Quando um acidente fatal acontece instala-se um sentimento de absurdo. Aconteceu como poderia não ter acontecido. E, entre essas duas possibilidades, seja para uma família ou para um país, cava-se um abismo. A vida que poderia ter sido e a que, doravante, será. E, contra todas as expectativas, um aprendizado: o acaso tem sempre a ultima palavra.
A desgraça que se abateu sobre Renata Campos e seus cinco filhos é difícil de aceitar. O Brasil perde com a morte de Eduardo um dos raros homens públicos que despertavam entusiasmo em tempos em que políticos têm merecido da população indiferença, quando não asco. Sua última entrevista ao “Jornal Nacional” na véspera da tragédia mostrou, sob duro questionamento, alguém capaz de olhar nos olhos de seus eleitores. “Não vamos desistir do Brasil” foi sua última mensagem, que calou fundo mesmo em almas gastas pelos dissabores.
Eduardo teria sido eleito? Como teria governado? Silêncio. O que não quer dizer que a esperança que tinha e que despertava morra com ele. Renata, uma mulher forte, há de saber, com o poeta Drummond, que “as coisas findas, muito mais que lindas, essas ficarão”. Os filhos de Eduardo vão crescer — o mais velho, João, já se manifestou nas redes pró-candidatura de Marina Silva com um límpido argumento: não teria sentido apoiar Dilma, que era sua adversária, em detrimento de Marina, que seria sua vice. O que se lhes pode desejar é que não percam o gosto da política que trazem no sangue e o olhar atento sobre as injustiças.
Eduardo Campos foi um ar fresco na atmosfera viciada dos partidos. Sua morte soma a perplexidade de seus eleitores ao já agudo desencanto que fere os jovens — é neles que penso — de quem precisamos tanto, já que são os autores do futuro. A credibilidade junto à juventude é um bom sinal.
O país tem uma dívida de gratidão com quem lutou contra a ditadura e trouxe o Brasil de volta à democracia, mas é preciso reconhecer que o ciclo que começou com o golpe de 64 está terminando. Cai o pano sobre seus atores. Partidos nascidos deste ciclo se afrontam nas urnas enquanto passa ao largo uma juventude para quem suas propostas estão esgotadas e que dá as costas a um quadro institucional falido.

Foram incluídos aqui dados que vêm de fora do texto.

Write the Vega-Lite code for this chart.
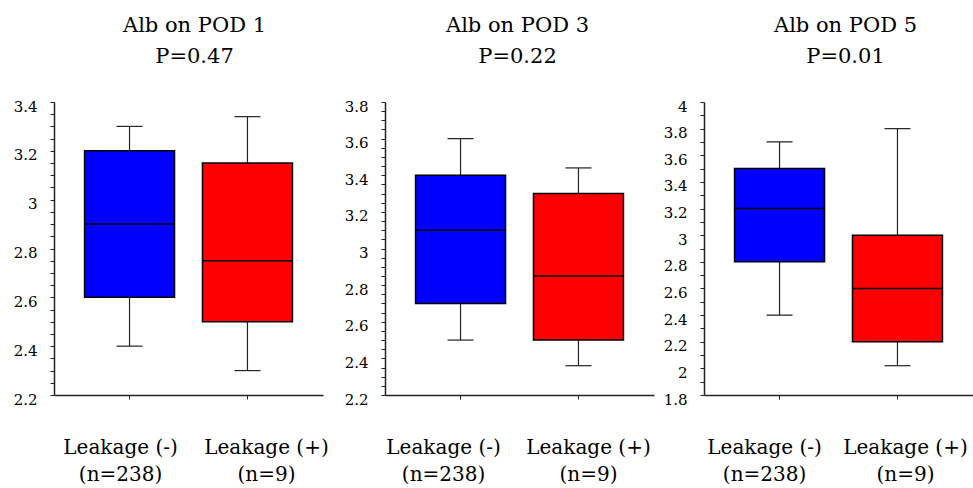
{
  "$schema": "https://vega.github.io/schema/vega-lite/v6.json",
  "autosize": {"type": "pad"},
  "padding": {"left": 13, "top": 15, "right": 0, "bottom": 0},
  "background": "white",
  "data": {
    "values": [
      {"pod": 1, "group": "Leakage (-)|(n=238)", "min": 2.4, "q1": 2.6, "median": 2.9, "q3": 3.2, "max": 3.3},
      {"pod": 1, "group": "Leakage (+)|(n=9)", "min": 2.3, "q1": 2.5, "median": 2.75, "q3": 3.15, "max": 3.34},
      {"pod": 3, "group": "Leakage (-)|(n=238)", "min": 2.5, "q1": 2.7, "median": 3.1, "q3": 3.4, "max": 3.6},
      {"pod": 3, "group": "Leakage (+)|(n=9)", "min": 2.36, "q1": 2.5, "median": 2.85, "q3": 3.3, "max": 3.44},
      {"pod": 5, "group": "Leakage (-)|(n=238)", "min": 2.4, "q1": 2.8, "median": 3.2, "q3": 3.5, "max": 3.7},
      {"pod": 5, "group": "Leakage (+)|(n=9)", "min": 2.02, "q1": 2.2, "median": 2.6, "q3": 3.0, "max": 3.8}
    ]
  },
  "bounds": "flush",
  "spacing": 62,
  "hconcat": [
    {
      "width": 269, "height": 293,
      "title": {"text": ["Alb on POD 1", "P=0.47"], "dx": 6},
      "transform": [{"filter": "datum.pod == 1"}],
      "encoding": {
        "x": {"field": "group", "type": "nominal", "sort": null, "scale": {"paddingInner": 0.237, "paddingOuter": 0.259},
          "axis": {"title": null, "labelOffset": {"condition": {"test": "indexof(datum.value, '(-)') >= 0", "value": -9}, "value": 19}}}
      },
      "resolve": {"axis": {"y": "independent"}},
      "layer": [
        {"mark": {"type": "rule", "color": "#222", "strokeWidth": 1.2},
         "encoding": {"y": {"field": "min", "type": "quantitative", "scale": {"domain": [2.2, 3.4], "nice": false, "zero": false},
           "axis": {"title": null, "orient": "left", "values": [2.2,2.4,2.6,2.8,3.0,3.2,3.4], "labelExpr": "format(datum.value, '.1~f')"}},
           "y2": {"field": "max"}}},
        {"mark": {"type": "bar", "stroke": "black", "strokeWidth": 1.5, "opacity": 1},
         "encoding": {"y": {"field": "q1", "type": "quantitative",
           "axis": {"title": null, "orient": "left", "labels": false, "domain": false, "values": [2.25,2.3,2.35,2.45,2.5,2.55,2.65,2.7,2.75,2.85,2.9,2.95,3.05,3.1,3.15,3.25,3.3,3.35]}},
           "y2": {"field": "q3"},
           "color": {"field": "group", "type": "nominal", "sort": null, "scale": {"range": ["#0000ff", "#ff0000"]}, "legend": null}}},
        {"mark": {"type": "tick", "color": "black", "size": 90, "thickness": 1.5, "opacity": 1},
         "encoding": {"y": {"field": "median", "type": "quantitative", "axis": null}}},
        {"mark": {"type": "tick", "color": "#222", "size": 26, "thickness": 1.2, "opacity": 1},
         "encoding": {"y": {"field": "min", "type": "quantitative", "axis": null}}},
        {"mark": {"type": "tick", "color": "#222", "size": 26, "thickness": 1.2, "opacity": 1},
         "encoding": {"y": {"field": "max", "type": "quantitative", "axis": null}}}
      ]
    },
    {
      "bounds": "flush",
      "spacing": 50,
      "hconcat": [
        {
          "width": 269, "height": 293,
          "title": {"text": ["Alb on POD 3", "P=0.22"], "dx": -2},
          "transform": [{"filter": "datum.pod == 3"}],
          "encoding": {
            "x": {"field": "group", "type": "nominal", "sort": null, "scale": {"paddingInner": 0.237, "paddingOuter": 0.259},
              "axis": {"title": null, "labelOffset": {"condition": {"test": "indexof(datum.value, '(-)') >= 0", "value": -17}, "value": 10}}}
          },
          "resolve": {"axis": {"y": "independent"}},
          "layer": [
            {"mark": {"type": "rule", "color": "#222", "strokeWidth": 1.2},
             "encoding": {"y": {"field": "min", "type": "quantitative", "scale": {"domain": [2.2, 3.8], "nice": false, "zero": false},
               "axis": {"title": null, "orient": "left", "values": [2.2,2.4,2.6,2.8,3.0,3.2,3.4,3.6,3.8], "labelExpr": "format(datum.value, '.1~f')"}},
               "y2": {"field": "max"}}},
            {"mark": {"type": "bar", "stroke": "black", "strokeWidth": 1.5, "opacity": 1},
             "encoding": {"y": {"field": "q1", "type": "quantitative",
               "axis": {"title": null, "orient": "left", "labels": false, "domain": false, "values": [2.25,2.3,2.35,2.45,2.5,2.55,2.65,2.7,2.75,2.85,2.9,2.95,3.05,3.1,3.15,3.25,3.3,3.35,3.45,3.5,3.55,3.65,3.7,3.75]}},
               "y2": {"field": "q3"},
               "color": {"field": "group", "type": "nominal", "sort": null, "scale": {"range": ["#0000ff", "#ff0000"]}, "legend": null}}},
            {"mark": {"type": "tick", "color": "black", "size": 90, "thickness": 1.5, "opacity": 1},
             "encoding": {"y": {"field": "median", "type": "quantitative", "axis": null}}},
            {"mark": {"type": "tick", "color": "#222", "size": 26, "thickness": 1.2, "opacity": 1},
             "encoding": {"y": {"field": "min", "type": "quantitative", "axis": null}}},
            {"mark": {"type": "tick", "color": "#222", "size": 26, "thickness": 1.2, "opacity": 1},
             "encoding": {"y": {"field": "max", "type": "quantitative", "axis": null}}}
          ]
        },
        {
          "width": 269, "height": 293,
          "title": {"text": ["Alb on POD 5", "P=0.01"], "dx": 7},
          "transform": [{"filter": "datum.pod == 5"}],
          "encoding": {
            "x": {"field": "group", "type": "nominal", "sort": null, "scale": {"paddingInner": 0.237, "paddingOuter": 0.259},
              "axis": {"title": null, "labelOffset": {"condition": {"test": "indexof(datum.value, '(-)') >= 0", "value": -15}, "value": 8}}}
          },
          "resolve": {"axis": {"y": "independent"}},
          "layer": [
            {"mark": {"type": "rule", "color": "#222", "strokeWidth": 1.2},
             "encoding": {"y": {"field": "min", "type": "quantitative", "scale": {"domain": [1.8, 4.0], "nice": false, "zero": false},
               "axis": {"title": null, "orient": "left", "values": [1.8,2.0,2.2,2.4,2.6,2.8,3.0,3.2,3.4,3.6,3.8,4.0], "labelExpr": "format(datum.value, '.1~f')"}},
               "y2": {"field": "max"}}},
            {"mark": {"type": "bar", "stroke": "black", "strokeWidth": 1.5, "opacity": 1},
             "encoding": {"y": {"field": "q1", "type": "quantitative",
               "axis": {"title": null, "orient": "left", "labels": false, "domain": false, "values": [1.9,2.1,2.3,2.5,2.7,2.9,3.1,3.3,3.5,3.7,3.9]}},
               "y2": {"field": "q3"},
               "color": {"field": "group", "type": "nominal", "sort": null, "scale": {"range": ["#0000ff", "#ff0000"]}, "legend": null}}},
            {"mark": {"type": "tick", "color": "black", "size": 90, "thickness": 1.5, "opacity": 1},
             "encoding": {"y": {"field": "median", "type": "quantitative", "axis": null}}},
            {"mark": {"type": "tick", "color": "#222", "size": 26, "thickness": 1.2, "opacity": 1},
             "encoding": {"y": {"field": "min", "type": "quantitative", "axis": null}}},
            {"mark": {"type": "tick", "color": "#222", "size": 26, "thickness": 1.2, "opacity": 1},
             "encoding": {"y": {"field": "max", "type": "quantitative", "axis": null}}}
          ]
        }
      ]
    }
  ],
  "config": {
    "font": "DejaVu Serif",
    "view": {"stroke": null},
    "title": {"font": "DejaVu Serif", "fontSize": 21, "fontWeight": "normal", "color": "black", "lineHeight": 31, "offset": 32, "anchor": "middle"},
    "axis": {"labelFont": "DejaVu Serif", "labelColor": "black", "domainColor": "#222", "domainWidth": 1.5, "tickColor": "#222", "tickWidth": 1, "grid": false, "tickSize": 4},
    "axisX": {"labelFontSize": 20, "labelPadding": 38, "labelAngle": 0, "labelLineHeight": 27, "labelExpr": "split(datum.label, '|')", "labelOverlap": false, "labelBound": false, "labelLimit": 300},
    "axisY": {"labelFontSize": 15, "labelPadding": 13, "labelOffset": 4, "labelOverlap": false, "labelBound": false}
  }
}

Trinta anos atrás milhões de brasileiros foram às ruas exigindo eleições diretas. Hoje, às vésperas de uma eleição democrática, a juventude promete votos brancos e nulos. Sequer se inscreve para votar. A recusa da juventude tem raízes profundas e é uma história em curso.
PSDB e PT completaram a transição da ditadura para a democracia — obra do povo brasileiro — consolidando as liberdades públicas, estabilizando a moeda e combatendo a pobreza. A sociedade metabolizou essas conquistas. O que antes era percebido como favor do Estado, hoje é afirmado como direito. Os jovens acusam quem governa e quem legisla de estelionato contra a população. Vivem o Estado como sucata e a eleição como pantomima.
Na recusa visceral aos políticos e à politica partidária há uma mensagem a ser decifrada. Essa juventude não diz, como diziam seus pais, que “um outro mundo é possível”. Acredita que “outra vida é possível”. Vivencia a política no cotidiano, ancorada em escolhas existenciais. Seu espaço e tempo são aqui e agora. A experiência vivida é o seu horizonte.
Ouvir os jovens rejuvenesce: recusa radical da corrupção e da impunidade, exigência de serviços públicos eficientes, uma nova esfera pública onde tudo se sabe, tudo é debate, a juventude demonstrando nas redes sociais uma insuspeita capacidade de argumentação e uma expectativa de justiça que corrija as desigualdades.
Não estão incluídos entre os que rejuvenescem a democracia os jovens violentos que vivem no passado e citam Bakunin. Esses situam-se entre o ridículo e o patético.
Melhorar a qualidade da política e da democracia era o objetivo anunciado de Eduardo Campos que, muito jovem, entrou no PSB. Caberia a pergunta: o jovem descrente da politica por que não entra em um partido para tentar mudá-la? Porque partidos esclerosados não são as estruturas que melhor acolhem sua maneira de agir por uma causa. Movem-se em agrupamentos virtuais ou de corpo presente com um fim determinado, flexíveis e ágeis como são seus relacionamentos nas redes.
A morte de Eduardo torna imprevisível o resultado da eleição. Espera-se que Marina o substitua como candidata. Os jovens, nas redes sociais, já começaram sua campanha. Menos votos nulos e brancos? Quaisquer que sejam os caminhos que tomem, os votos que deem ou que neguem, há que insistir: não desistam do Brasil.